Ante esa posibilidad, cobra especial relieve la afirmación de Pablo Casado de que “un partido no puede pretender que una sociedad se parezca a él, por mucha razón que tenga. Lo que debe hacer es parecerse a esa sociedad”. Han leído bien: por mucha razón que tenga. Bien cabría entender que el nuevo PP ha optado por abandonar no solo todo intento de liderazgo social sino también el espacio de la razón.
La indigencia de esta estrategia es notable. De entrada, porque las sociedades son más poliédricas de lo que ese torpe seguidismo supone, máxime en su destilación demoscópica amateur. No sólo están formadas por individuos distintos sino que cada uno de nosotros somos con frecuencia contradictorios; amén de cambiantes, sobre todo en una situación tan dramática y fluida como la que vivimos. La pregunta clave que se suele omitir en estas discusiones es si existe o no demanda de liderazgo y qué competencias se necesitan para ubicar dicha demanda y ejercer (combinando emociones y raciocinio) dicho liderazgo.
Más en profundidad, porque, como bien argumentaba el gran Oliver E. Williamson, recientemente fallecido, es función primordial de toda organización, como de todo partido político, la de servir como agente racionalizador. Si un partido rehúye desempeñar su función de liderazgo y (lo más fundamental) si cesa de aportar racionalidad, los ciudadanos tendremos que plantearnos si realmente nos sirve para algo.
Como consecuencia, esa deserción de la racionalidad también abre una ventana de oportunidad a la competencia.

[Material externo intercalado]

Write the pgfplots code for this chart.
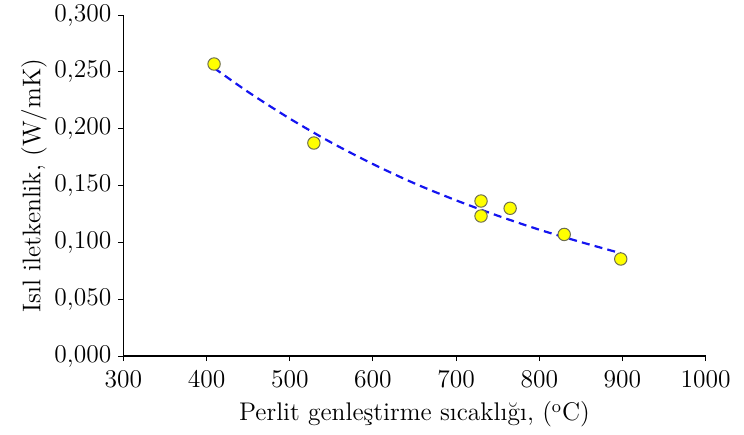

En concreto, entrega a los más adolescentes de nuestros partidos la clave para definir qué quieren ser de mayores: o levadura para fermentar emociones o cauces racionales para domesticarlas. Al sopesar este dilema, no deberían olvidar que, incluso en un contexto estático, dicha deserción también estimula el voto estratégico de quienes hoy demandamos un mínimo de liderazgo racional.